↓
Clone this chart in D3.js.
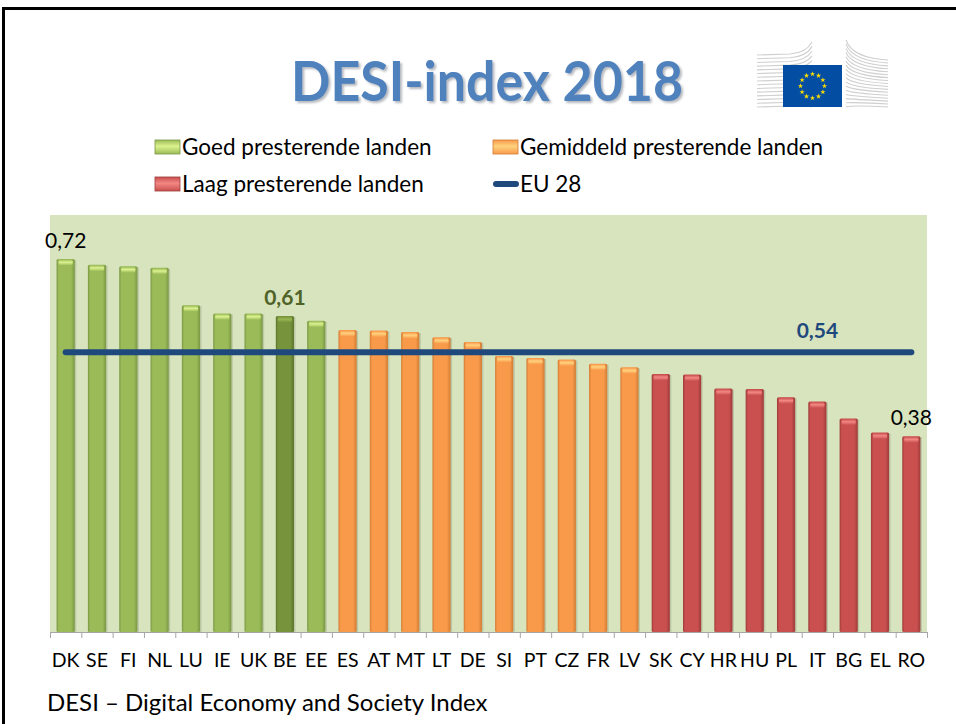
<!DOCTYPE html>
<html>
<head>
<meta charset="utf-8">
<script src="https://cdn.jsdelivr.net/npm/d3@7"></script>
<style>
  body { margin: 0; background: #fff; }
  svg { display: block; font-family: Lato, "Open Sans", sans-serif; }
</style>
</head>
<body>
<div id="chart"></div>
<script>
var width = 956, height = 724;

// data
var countries = ["DK","SE","FI","NL","LU","IE","UK","BE","EE","ES","AT","MT","LT","DE",
                 "SI","PT","CZ","FR","LV","SK","CY","HR","HU","PL","IT","BG","EL","RO"];
var values = [0.72,0.709,0.706,0.703,0.631,0.615,0.615,0.61,0.601,0.583,0.582,0.579,0.569,0.56,
              0.533,0.529,0.526,0.518,0.511,0.498,0.497,0.47,0.469,0.453,0.445,0.412,0.385,0.378];
var groups = ["good","good","good","good","good","good","good","good","good",
              "mid","mid","mid","mid","mid","mid","mid","mid","mid","mid",
              "low","low","low","low","low","low","low","low","low"];
var highlight = "BE";
var euAverage = 0.54;
var legendLabels = ["Goed presterende landen","Gemiddeld presterende landen","Laag presterende landen","EU 28"];
var valueLabels = [
  {country: "DK", text: "0,72", bold: false, color: "#000"},
  {country: "BE", text: "0,61", bold: true, color: "#4f6228"},
  {country: "RO", text: "0,38", bold: false, color: "#000"}
];

var colors = {
  good: {main: "#9bbb59", edge: "#7a9842", cap: "#dcf28e"},
  best: {main: "#77933c", edge: "#5c752c", cap: "#9ab650"},
  mid:  {main: "#f99a4b", edge: "#d27c33", cap: "#ffd27e"},
  low:  {main: "#c9504e", edge: "#9e3b39", cap: "#f28784"}
};

var svg = d3.select("#chart").append("svg")
    .attr("width", width)
    .attr("height", height);

var defs = svg.append("defs");
Object.keys(colors).forEach(function(k){
    var c = colors[k];
    var g = defs.append("linearGradient").attr("id", "bar-" + k)
        .attr("x1", 0).attr("x2", 1).attr("y1", 0).attr("y2", 0);
    g.append("stop").attr("offset", "0%").attr("stop-color", c.edge);
    g.append("stop").attr("offset", "12%").attr("stop-color", c.main);
    g.append("stop").attr("offset", "80%").attr("stop-color", c.main);
    g.append("stop").attr("offset", "100%").attr("stop-color", c.edge);
    var t = defs.append("linearGradient").attr("id", "cap-" + k)
        .attr("x1", 0).attr("x2", 0).attr("y1", 0).attr("y2", 1);
    t.append("stop").attr("offset", "0%").attr("stop-color", c.main);
    t.append("stop").attr("offset", "45%").attr("stop-color", c.cap);
    t.append("stop").attr("offset", "100%").attr("stop-color", c.main);
});

var shadow = defs.append("filter").attr("id", "title-shadow")
    .attr("x", "-5%").attr("y", "-10%").attr("width", "115%").attr("height", "130%");
shadow.append("feDropShadow")
    .attr("dx", 2).attr("dy", 2).attr("stdDeviation", 1)
    .attr("flood-color", "#5a6470").attr("flood-opacity", 0.45);

// frame
svg.append("rect")
    .attr("x", 3.5).attr("y", 8.5)
    .attr("width", 1000).attr("height", 1000)
    .attr("fill", "none").attr("stroke", "#000").attr("stroke-width", 3);

// title
svg.append("text")
    .attr("x", 487).attr("y", 101)
    .attr("text-anchor", "middle")
    .attr("font-size", 55).attr("font-weight", "bold")
    .attr("textLength", 392).attr("lengthAdjust", "spacingAndGlyphs")
    .attr("fill", "#4f81bd")
    .attr("filter", "url(#title-shadow)")
    .text("DESI-index 2018");

// logo: building wings + flag
var logo = svg.append("g").attr("class", "logo")
    .attr("fill", "none").attr("stroke", "#cfcfcf").attr("stroke-width", 1.1);
var nLines = 15;
d3.range(nLines).forEach(function(i){
    var t = i / (nLines - 1);
    var yL = 55 + t * 52, yR = 42 + t * 65;
    var p = d3.path();
    p.moveTo(757, yL);
    p.lineTo(790, yL - 1);
    p.quadraticCurveTo(806, yL - 2, 812, yR);
    logo.append("path").attr("d", p.toString());
});
d3.range(nLines + 2).forEach(function(i){
    var t = i / (nLines + 1);
    var yL = 40 + t * 67, yR = 60 + t * 47;
    var q = d3.path();
    q.moveTo(846, yL);
    q.quadraticCurveTo(852, yR - 2, 888, yR);
    logo.append("path").attr("d", q.toString());
});
logo.append("rect").attr("x", 783).attr("y", 65).attr("width", 59).attr("height", 42)
    .attr("fill", "#034ea2").attr("stroke", "none");
var star = d3.symbol().type(d3.symbolStar).size(9);
d3.range(12).forEach(function(k){
    var a = k * Math.PI / 6;
    logo.append("path").attr("d", star)
        .attr("transform", "translate(" + (812.5 + 12 * Math.sin(a)) + "," + (86 - 12 * Math.cos(a)) + ")")
        .attr("fill", "#ffdd00").attr("stroke", "none");
});

// legend
var legend = svg.append("g").attr("class", "legend").attr("font-size", 22.5);
var legendItems = [
    {label: legendLabels[0], key: "good", x: 155, y: 147},
    {label: legendLabels[1], key: "mid", x: 493, y: 147},
    {label: legendLabels[2], key: "low", x: 155, y: 184},
    {label: legendLabels[3], key: "eu", x: 493, y: 184}
];
legendItems.forEach(function(d){
    if (d.key === "eu") {
        legend.append("line")
            .attr("x1", d.x + 3).attr("x2", d.x + 23)
            .attr("y1", d.y).attr("y2", d.y)
            .attr("stroke", "#1f497d").attr("stroke-width", 6).attr("stroke-linecap", "round");
    } else {
        legend.append("rect")
            .attr("x", d.x).attr("y", d.y - 7).attr("width", 25).attr("height", 14)
            .attr("fill", "url(#cap-" + d.key + ")")
            .attr("stroke", colors[d.key].edge).attr("stroke-width", 0.8);
    }
    legend.append("text")
        .attr("x", d.x + 27).attr("y", d.y + 8)
        .attr("fill", "#000")
        .text(d.label);
});

// chart
var plot = {left: 50, right: 927, top: 215, bottom: 632};

var x = d3.scaleBand()
    .domain(countries)
    .range([plot.left, plot.right])
    .paddingInner(0.42)
    .paddingOuter(0.21);

var y = d3.scaleLinear()
    .domain([0, 0.805])
    .range([plot.bottom, plot.top]);

svg.append("rect")
    .attr("x", plot.left).attr("y", plot.top)
    .attr("width", plot.right - plot.left).attr("height", plot.bottom - plot.top)
    .attr("fill", "#d7e4bd");

var data = countries.map(function(c, i){
    var key = groups[i];
    if (c === highlight) key = "best";
    return {country: c, value: values[i], key: key};
});

var bars = svg.append("g").attr("class", "bars")
    .selectAll("g")
    .data(data)
    .enter().append("g");

bars.append("rect")
    .attr("x", function(d){ return x(d.country) + 1.5; })
    .attr("y", function(d){ return y(d.value) + 1; })
    .attr("width", x.bandwidth())
    .attr("height", function(d){ return plot.bottom - y(d.value) - 1; })
    .attr("fill", "#000").attr("opacity", 0.12);

bars.append("rect")
    .attr("x", function(d){ return x(d.country); })
    .attr("y", function(d){ return y(d.value); })
    .attr("width", x.bandwidth())
    .attr("height", function(d){ return plot.bottom - y(d.value); })
    .attr("rx", 1.5)
    .attr("fill", function(d){ return "url(#bar-" + d.key + ")"; });

bars.append("rect")
    .attr("x", function(d){ return x(d.country) + 2; })
    .attr("y", function(d){ return y(d.value) + 0.5; })
    .attr("width", x.bandwidth() - 4)
    .attr("height", 6)
    .attr("rx", 2)
    .attr("fill", function(d){ return "url(#cap-" + d.key + ")"; });

// x axis
var xAxis = d3.axisBottom(x).tickSize(0).tickPadding(21);
var gx = svg.append("g")
    .attr("transform", "translate(0," + plot.bottom + ")")
    .call(xAxis);
gx.select(".domain").attr("stroke", "#a6a6a6");
gx.selectAll("text").attr("font-size", 19.5).attr("fill", "#000")
    .attr("font-family", "Lato, sans-serif");

svg.append("g").attr("class", "ticks")
    .selectAll("line")
    .data(d3.range(countries.length + 1))
    .enter().append("line")
    .attr("x1", function(i){ return plot.left + i * x.step() + 0.5; })
    .attr("x2", function(i){ return plot.left + i * x.step() + 0.5; })
    .attr("y1", plot.bottom).attr("y2", plot.bottom + 6)
    .attr("stroke", "#a6a6a6");

// EU 28 line
var first = countries[0], last = countries[countries.length - 1];
svg.append("line")
    .attr("x1", x(first) + x.bandwidth() / 2)
    .attr("x2", x(last) + x.bandwidth() / 2)
    .attr("y1", y(euAverage)).attr("y2", y(euAverage))
    .attr("stroke", "#1f497d").attr("stroke-width", 6).attr("stroke-linecap", "round");

svg.append("text")
    .attr("x", x("IT") + x.bandwidth() / 2)
    .attr("y", y(euAverage) - 14)
    .attr("text-anchor", "middle")
    .attr("font-size", 21).attr("font-weight", "bold")
    .attr("fill", "#1f497d")
    .text("0,54");

// value labels
var byCountry = {};
data.forEach(function(d){ byCountry[d.country] = d; });
svg.append("g").selectAll("text")
    .data(valueLabels)
    .enter().append("text")
    .attr("x", function(d){ return x(d.country) + x.bandwidth() / 2; })
    .attr("y", function(d){ return y(byCountry[d.country].value) - 11; })
    .attr("text-anchor", "middle")
    .attr("font-size", 21)
    .attr("font-weight", function(d){ return d.bold ? "bold" : "normal"; })
    .attr("fill", function(d){ return d.color; })
    .text(function(d){ return d.text; });

// footer
svg.append("text")
    .attr("x", 47).attr("y", 711)
    .attr("font-size", 24)
    .attr("fill", "#000")
    .text("DESI \u2013 Digital Economy and Society Index");
</script>
</body>
</html>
↑
Work out how many lines of the data hold the string "chart". Reply with that number alone.

### Solved exercise
4